/---
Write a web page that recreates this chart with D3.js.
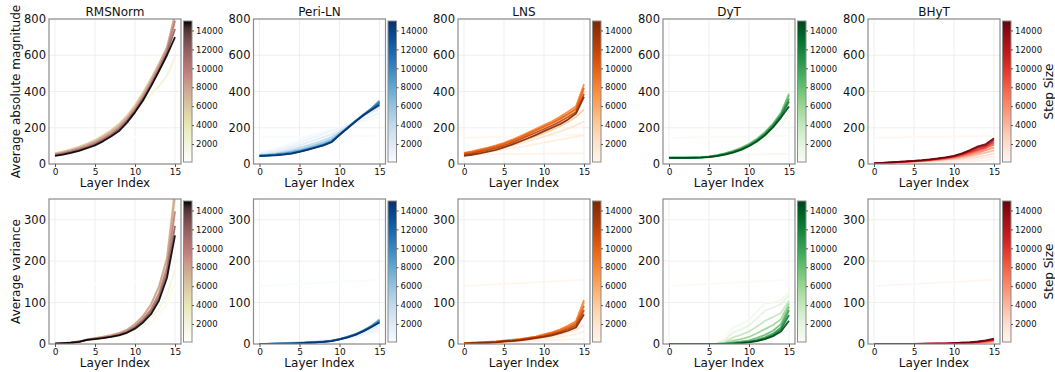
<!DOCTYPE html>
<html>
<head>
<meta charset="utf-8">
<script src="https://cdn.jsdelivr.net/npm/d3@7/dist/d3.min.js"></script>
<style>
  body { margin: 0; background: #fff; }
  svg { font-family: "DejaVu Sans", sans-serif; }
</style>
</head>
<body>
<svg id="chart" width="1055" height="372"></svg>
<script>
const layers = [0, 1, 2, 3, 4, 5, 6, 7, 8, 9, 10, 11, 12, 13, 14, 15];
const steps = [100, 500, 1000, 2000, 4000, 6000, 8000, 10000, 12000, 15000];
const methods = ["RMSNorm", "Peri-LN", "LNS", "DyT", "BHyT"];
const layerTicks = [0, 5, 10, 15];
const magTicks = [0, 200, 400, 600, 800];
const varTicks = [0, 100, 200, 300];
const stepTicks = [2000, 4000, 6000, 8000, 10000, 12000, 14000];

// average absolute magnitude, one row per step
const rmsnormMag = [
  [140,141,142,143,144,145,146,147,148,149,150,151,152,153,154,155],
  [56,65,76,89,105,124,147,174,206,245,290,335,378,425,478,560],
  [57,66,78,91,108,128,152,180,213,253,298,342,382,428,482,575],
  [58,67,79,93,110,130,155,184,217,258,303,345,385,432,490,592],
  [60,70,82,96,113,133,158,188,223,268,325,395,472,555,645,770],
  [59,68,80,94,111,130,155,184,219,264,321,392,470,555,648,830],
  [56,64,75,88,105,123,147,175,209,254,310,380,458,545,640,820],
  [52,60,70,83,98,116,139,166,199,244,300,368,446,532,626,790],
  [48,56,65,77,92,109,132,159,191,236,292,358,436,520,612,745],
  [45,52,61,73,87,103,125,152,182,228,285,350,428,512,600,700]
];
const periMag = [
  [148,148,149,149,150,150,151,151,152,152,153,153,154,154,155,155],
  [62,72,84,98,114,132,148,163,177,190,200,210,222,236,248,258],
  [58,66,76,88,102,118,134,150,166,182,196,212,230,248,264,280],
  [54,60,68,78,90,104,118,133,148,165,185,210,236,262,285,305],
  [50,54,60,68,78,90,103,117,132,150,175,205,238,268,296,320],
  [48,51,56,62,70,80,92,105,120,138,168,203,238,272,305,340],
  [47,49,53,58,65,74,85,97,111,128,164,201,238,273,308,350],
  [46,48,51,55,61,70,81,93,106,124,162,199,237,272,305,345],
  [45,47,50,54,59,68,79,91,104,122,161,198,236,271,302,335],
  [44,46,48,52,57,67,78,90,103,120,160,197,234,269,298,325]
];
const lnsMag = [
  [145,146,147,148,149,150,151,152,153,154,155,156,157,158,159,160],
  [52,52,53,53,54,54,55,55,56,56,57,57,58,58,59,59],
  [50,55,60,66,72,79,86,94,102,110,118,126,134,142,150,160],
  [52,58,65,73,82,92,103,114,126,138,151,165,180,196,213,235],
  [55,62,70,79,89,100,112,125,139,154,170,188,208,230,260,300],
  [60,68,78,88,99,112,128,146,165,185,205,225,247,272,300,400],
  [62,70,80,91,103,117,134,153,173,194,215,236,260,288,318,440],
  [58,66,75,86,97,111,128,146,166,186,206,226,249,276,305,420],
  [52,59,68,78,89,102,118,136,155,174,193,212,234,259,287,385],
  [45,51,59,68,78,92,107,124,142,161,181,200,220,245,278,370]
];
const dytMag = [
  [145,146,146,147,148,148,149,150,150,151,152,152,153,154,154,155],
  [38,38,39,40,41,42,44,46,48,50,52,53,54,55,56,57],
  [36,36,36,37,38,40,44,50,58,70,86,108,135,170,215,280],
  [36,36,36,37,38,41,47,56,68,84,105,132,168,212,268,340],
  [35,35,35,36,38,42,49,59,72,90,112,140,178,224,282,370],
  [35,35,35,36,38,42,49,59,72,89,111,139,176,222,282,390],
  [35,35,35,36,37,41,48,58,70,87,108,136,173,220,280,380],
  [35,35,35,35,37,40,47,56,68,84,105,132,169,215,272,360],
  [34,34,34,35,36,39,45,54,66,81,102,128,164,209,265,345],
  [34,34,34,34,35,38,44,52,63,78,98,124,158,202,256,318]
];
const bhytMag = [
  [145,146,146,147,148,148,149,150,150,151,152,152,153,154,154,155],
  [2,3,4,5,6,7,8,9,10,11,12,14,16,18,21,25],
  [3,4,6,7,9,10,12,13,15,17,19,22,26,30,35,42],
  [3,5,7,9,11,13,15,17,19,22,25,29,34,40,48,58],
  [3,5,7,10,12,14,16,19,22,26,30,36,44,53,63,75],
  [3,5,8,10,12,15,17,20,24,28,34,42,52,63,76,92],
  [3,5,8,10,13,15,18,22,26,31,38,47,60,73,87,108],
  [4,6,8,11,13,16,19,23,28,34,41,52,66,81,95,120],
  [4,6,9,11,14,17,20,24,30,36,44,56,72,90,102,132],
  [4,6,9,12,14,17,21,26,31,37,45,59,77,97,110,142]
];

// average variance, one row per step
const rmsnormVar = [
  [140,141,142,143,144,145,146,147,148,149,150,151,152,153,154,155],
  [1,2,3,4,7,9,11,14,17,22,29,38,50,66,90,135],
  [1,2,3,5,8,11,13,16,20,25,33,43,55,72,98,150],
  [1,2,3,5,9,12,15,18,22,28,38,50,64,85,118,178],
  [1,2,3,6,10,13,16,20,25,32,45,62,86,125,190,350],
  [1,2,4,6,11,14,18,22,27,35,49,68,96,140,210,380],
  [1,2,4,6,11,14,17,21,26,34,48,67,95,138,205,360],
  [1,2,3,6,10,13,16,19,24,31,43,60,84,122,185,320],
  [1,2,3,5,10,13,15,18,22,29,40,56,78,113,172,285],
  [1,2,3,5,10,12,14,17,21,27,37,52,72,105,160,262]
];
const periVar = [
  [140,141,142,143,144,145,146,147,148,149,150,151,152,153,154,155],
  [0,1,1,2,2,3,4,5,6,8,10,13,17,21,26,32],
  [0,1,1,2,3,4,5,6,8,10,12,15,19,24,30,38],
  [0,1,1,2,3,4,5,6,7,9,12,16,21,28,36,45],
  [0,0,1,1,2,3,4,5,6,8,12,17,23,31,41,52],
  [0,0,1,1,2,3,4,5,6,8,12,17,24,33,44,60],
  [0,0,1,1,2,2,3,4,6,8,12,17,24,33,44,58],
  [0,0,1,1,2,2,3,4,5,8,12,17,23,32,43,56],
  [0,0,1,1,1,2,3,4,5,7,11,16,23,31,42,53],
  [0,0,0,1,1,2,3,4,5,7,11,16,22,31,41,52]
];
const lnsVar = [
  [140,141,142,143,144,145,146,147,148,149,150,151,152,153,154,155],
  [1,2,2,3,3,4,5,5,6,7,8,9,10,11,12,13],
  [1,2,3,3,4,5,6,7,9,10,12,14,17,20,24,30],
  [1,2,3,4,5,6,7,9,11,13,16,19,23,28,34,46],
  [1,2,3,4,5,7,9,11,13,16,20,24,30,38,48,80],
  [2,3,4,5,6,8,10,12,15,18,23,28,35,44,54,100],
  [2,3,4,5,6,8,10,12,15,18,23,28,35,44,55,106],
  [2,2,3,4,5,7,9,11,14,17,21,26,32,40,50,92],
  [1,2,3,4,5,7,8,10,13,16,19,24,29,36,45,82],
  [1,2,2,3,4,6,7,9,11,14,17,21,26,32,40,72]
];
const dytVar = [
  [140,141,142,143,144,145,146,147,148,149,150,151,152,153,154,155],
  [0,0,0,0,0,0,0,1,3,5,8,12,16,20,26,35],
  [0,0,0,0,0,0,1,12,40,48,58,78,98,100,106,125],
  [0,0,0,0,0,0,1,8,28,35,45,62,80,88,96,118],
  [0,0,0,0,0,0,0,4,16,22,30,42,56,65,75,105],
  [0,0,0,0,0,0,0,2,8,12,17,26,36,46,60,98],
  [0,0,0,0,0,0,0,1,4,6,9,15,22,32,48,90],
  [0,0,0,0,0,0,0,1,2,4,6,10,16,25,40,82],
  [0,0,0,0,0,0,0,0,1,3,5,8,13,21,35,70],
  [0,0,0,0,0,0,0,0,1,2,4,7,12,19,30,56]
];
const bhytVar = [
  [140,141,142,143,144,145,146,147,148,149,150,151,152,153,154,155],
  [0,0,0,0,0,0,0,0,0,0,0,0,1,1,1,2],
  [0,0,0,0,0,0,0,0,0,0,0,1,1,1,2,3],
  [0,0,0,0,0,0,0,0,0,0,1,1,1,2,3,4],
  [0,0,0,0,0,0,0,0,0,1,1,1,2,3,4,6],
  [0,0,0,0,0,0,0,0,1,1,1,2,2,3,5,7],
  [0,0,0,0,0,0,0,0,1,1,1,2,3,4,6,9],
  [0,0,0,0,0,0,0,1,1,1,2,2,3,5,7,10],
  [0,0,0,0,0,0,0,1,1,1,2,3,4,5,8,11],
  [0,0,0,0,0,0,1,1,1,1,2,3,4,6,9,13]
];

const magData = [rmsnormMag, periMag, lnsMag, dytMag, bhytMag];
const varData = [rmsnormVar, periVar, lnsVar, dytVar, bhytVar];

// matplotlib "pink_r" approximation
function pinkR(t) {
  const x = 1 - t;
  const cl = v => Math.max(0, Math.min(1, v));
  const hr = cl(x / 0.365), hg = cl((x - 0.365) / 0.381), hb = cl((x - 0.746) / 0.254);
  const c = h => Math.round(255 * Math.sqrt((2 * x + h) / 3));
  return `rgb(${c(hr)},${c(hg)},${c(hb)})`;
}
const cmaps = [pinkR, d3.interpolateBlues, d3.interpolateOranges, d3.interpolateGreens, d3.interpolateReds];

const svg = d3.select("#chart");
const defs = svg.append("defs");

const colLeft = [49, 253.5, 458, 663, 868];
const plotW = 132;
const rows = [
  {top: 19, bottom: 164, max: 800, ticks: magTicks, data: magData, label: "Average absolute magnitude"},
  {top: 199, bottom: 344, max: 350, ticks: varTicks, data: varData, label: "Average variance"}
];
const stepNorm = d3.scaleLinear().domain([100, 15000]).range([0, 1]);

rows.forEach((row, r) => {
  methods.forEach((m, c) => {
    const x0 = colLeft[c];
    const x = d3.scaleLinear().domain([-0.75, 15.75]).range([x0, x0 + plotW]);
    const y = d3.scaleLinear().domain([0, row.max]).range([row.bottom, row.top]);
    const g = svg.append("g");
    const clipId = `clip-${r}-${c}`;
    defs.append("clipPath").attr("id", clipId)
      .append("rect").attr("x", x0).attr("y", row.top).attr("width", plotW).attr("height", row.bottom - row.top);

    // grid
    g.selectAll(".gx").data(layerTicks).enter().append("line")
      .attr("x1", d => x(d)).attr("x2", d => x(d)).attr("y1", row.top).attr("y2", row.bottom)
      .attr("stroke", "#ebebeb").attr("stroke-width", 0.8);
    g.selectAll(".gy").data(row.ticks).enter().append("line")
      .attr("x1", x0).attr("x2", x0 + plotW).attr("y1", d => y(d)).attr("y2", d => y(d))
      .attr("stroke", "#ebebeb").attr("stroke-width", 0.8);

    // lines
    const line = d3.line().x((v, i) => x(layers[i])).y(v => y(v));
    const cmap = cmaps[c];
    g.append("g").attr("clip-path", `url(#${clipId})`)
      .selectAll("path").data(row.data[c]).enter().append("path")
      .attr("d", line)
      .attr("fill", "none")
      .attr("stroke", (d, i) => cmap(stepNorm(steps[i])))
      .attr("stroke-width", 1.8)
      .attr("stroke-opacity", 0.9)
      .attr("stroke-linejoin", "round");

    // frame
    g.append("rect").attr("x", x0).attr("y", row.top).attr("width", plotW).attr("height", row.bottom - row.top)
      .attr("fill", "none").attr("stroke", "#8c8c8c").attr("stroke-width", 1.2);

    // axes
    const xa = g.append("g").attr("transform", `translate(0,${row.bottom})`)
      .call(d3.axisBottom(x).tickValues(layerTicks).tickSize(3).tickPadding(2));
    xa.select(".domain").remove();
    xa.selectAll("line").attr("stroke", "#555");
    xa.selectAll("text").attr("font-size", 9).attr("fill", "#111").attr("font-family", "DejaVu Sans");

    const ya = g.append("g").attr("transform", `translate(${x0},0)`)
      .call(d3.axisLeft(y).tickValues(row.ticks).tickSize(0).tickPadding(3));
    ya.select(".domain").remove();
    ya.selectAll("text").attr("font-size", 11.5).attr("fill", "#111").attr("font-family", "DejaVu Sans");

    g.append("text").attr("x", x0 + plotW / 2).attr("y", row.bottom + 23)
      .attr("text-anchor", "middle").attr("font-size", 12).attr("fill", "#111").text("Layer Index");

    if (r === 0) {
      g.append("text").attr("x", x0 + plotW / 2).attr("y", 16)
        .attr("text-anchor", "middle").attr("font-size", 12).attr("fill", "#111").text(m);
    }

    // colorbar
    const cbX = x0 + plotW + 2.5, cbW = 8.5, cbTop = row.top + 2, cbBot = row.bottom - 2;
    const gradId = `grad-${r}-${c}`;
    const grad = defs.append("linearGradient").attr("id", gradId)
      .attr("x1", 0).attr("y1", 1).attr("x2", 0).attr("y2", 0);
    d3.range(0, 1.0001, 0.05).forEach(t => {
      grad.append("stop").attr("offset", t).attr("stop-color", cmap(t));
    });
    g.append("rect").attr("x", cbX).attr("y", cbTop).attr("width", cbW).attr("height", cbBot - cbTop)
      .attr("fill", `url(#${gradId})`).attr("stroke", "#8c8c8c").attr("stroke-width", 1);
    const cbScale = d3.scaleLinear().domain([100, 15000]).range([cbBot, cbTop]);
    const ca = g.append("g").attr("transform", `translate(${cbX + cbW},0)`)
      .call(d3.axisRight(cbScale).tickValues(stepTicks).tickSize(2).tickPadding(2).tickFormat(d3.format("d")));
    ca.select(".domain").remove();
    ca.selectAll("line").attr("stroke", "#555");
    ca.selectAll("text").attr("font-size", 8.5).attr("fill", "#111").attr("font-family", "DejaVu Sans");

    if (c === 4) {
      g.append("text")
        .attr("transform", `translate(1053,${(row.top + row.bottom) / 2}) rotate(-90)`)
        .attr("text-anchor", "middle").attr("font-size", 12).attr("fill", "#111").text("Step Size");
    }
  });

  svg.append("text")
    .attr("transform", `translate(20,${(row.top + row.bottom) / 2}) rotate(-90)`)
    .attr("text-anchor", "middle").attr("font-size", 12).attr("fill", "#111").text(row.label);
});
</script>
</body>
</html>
\---
### What is asked:
Would you reproduce the lines above, from the very first through the line containing "const stepTicks = [2000, 4000, 6000, 8000, 10000, 12000, 14000];", exactly and without the pictures?

### Solution to the problem:
Write a web page that recreates this chart with D3.js.
<!DOCTYPE html>
<html>
<head>
<meta charset="utf-8">
<script src="https://cdn.jsdelivr.net/npm/d3@7/dist/d3.min.js"></script>
<style>
  body { margin: 0; background: #fff; }
  svg { font-family: "DejaVu Sans", sans-serif; }
</style>
</head>
<body>
<svg id="chart" width="1055" height="372"></svg>
<script>
const layers = [0, 1, 2, 3, 4, 5, 6, 7, 8, 9, 10, 11, 12, 13, 14, 15];
const steps = [100, 500, 1000, 2000, 4000, 6000, 8000, 10000, 12000, 15000];
const methods = ["RMSNorm", "Peri-LN", "LNS", "DyT", "BHyT"];
const layerTicks = [0, 5, 10, 15];
const magTicks = [0, 200, 400, 600, 800];
const varTicks = [0, 100, 200, 300];
const stepTicks = [2000, 4000, 6000, 8000, 10000, 12000, 14000];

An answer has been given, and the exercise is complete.